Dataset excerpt
————————

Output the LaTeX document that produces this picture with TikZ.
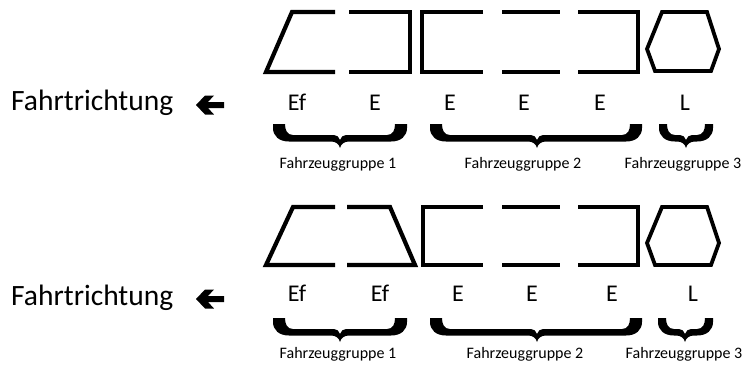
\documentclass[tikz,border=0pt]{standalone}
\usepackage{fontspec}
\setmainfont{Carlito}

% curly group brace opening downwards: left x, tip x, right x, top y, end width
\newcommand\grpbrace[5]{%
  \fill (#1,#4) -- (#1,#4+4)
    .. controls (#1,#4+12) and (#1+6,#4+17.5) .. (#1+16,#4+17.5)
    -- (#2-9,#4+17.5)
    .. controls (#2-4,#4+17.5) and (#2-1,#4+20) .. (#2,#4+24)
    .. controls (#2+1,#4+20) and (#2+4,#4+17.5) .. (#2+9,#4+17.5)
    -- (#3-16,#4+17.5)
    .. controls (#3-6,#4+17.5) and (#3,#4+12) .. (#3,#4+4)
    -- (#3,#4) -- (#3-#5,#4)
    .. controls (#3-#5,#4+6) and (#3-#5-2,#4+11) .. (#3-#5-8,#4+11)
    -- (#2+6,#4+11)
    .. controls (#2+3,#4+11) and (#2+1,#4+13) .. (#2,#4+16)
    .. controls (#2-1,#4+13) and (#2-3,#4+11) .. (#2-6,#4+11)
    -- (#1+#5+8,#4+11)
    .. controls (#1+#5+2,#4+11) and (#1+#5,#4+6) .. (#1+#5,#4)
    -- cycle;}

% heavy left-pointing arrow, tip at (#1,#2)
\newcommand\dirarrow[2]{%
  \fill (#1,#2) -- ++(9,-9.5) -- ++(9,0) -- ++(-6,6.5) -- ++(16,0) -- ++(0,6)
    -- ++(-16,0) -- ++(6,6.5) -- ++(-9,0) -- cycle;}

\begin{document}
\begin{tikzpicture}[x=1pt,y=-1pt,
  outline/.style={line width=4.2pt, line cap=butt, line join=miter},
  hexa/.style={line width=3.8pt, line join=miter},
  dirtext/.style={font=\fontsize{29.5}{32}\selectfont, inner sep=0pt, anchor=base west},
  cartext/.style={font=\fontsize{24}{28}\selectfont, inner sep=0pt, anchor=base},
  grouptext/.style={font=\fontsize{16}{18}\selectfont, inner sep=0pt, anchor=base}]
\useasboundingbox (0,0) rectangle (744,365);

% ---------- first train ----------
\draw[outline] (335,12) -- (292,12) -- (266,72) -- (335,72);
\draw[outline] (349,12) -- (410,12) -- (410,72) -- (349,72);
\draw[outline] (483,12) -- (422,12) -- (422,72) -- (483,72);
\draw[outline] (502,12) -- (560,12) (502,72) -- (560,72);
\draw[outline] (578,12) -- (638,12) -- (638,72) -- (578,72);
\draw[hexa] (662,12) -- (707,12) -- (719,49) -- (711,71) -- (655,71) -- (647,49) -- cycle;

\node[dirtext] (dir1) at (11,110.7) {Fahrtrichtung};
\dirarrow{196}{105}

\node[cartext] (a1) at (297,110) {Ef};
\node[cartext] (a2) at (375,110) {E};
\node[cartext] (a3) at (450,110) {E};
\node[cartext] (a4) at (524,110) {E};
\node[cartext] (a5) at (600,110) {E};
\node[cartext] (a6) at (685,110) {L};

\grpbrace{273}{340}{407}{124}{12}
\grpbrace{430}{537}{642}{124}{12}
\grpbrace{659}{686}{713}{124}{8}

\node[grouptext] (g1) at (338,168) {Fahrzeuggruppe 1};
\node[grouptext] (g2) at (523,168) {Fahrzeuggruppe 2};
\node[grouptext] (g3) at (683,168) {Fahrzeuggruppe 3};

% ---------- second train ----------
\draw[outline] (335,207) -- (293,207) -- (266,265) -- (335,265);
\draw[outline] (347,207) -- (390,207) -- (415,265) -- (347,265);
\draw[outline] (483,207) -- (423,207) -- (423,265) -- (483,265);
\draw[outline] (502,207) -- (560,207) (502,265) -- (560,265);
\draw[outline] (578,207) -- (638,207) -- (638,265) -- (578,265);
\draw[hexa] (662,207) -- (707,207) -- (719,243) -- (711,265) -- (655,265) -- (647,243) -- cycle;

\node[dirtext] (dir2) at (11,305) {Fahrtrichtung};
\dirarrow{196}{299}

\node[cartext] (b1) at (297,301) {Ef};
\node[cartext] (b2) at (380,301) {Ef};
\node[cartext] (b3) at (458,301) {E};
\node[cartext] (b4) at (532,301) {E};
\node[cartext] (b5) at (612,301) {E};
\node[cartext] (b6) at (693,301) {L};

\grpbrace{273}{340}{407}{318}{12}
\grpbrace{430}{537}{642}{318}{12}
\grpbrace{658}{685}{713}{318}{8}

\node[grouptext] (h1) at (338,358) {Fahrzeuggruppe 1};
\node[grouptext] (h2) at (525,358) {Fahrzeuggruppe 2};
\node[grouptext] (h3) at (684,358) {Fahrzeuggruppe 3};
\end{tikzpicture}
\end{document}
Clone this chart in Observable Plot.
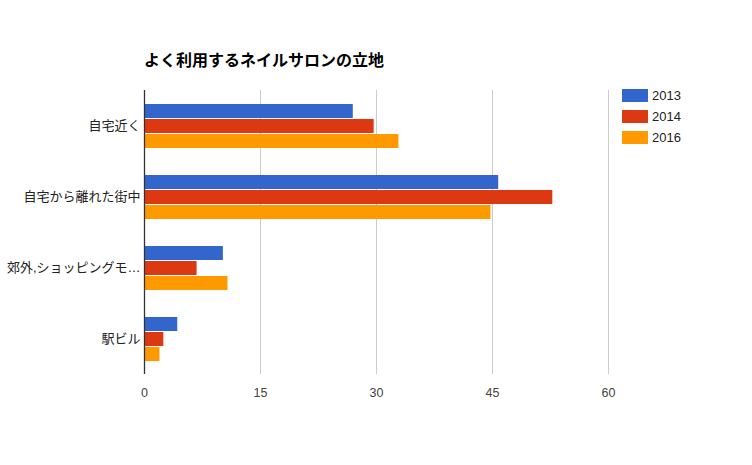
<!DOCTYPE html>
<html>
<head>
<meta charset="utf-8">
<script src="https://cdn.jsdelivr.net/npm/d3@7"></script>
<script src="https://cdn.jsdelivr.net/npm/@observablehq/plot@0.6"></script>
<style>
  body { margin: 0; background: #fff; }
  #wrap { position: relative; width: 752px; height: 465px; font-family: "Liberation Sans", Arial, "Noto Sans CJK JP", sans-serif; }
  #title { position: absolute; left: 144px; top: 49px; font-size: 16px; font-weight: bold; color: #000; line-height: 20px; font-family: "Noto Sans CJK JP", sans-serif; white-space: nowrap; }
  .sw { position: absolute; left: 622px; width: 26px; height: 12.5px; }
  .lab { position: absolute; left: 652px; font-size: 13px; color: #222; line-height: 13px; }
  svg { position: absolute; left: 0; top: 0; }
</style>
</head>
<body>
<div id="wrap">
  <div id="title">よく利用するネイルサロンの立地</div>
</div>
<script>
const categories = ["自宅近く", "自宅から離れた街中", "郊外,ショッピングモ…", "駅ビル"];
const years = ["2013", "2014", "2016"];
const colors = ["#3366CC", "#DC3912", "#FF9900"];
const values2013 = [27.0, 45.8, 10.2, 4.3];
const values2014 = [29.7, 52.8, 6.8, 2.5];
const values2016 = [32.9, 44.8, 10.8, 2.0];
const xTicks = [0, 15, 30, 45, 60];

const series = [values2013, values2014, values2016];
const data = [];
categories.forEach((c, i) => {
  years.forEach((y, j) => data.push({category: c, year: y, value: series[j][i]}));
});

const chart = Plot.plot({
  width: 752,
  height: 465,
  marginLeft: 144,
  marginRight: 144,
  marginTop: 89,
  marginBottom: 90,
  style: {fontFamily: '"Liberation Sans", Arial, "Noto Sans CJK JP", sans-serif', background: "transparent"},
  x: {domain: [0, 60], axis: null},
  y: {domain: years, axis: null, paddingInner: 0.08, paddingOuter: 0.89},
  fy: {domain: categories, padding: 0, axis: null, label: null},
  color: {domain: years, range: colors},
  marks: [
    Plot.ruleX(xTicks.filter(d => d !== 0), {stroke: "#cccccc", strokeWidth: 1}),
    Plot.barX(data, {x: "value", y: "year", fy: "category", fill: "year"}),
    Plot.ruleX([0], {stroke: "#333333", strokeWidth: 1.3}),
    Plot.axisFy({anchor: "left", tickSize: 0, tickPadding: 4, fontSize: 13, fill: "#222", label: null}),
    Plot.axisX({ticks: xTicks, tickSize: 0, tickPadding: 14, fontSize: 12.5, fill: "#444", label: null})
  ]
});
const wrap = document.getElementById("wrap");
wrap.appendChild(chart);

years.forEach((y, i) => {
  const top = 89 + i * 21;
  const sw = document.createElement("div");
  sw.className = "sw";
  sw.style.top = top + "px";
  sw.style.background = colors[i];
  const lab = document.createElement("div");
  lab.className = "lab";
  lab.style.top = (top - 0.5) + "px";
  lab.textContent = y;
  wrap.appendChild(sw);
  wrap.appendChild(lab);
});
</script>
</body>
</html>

————————

• _WHAT YOU HAVE TO DO_:
How many of the lines above include the string "chart"? Answer with the number only.

• _TASK ANSWER_:
3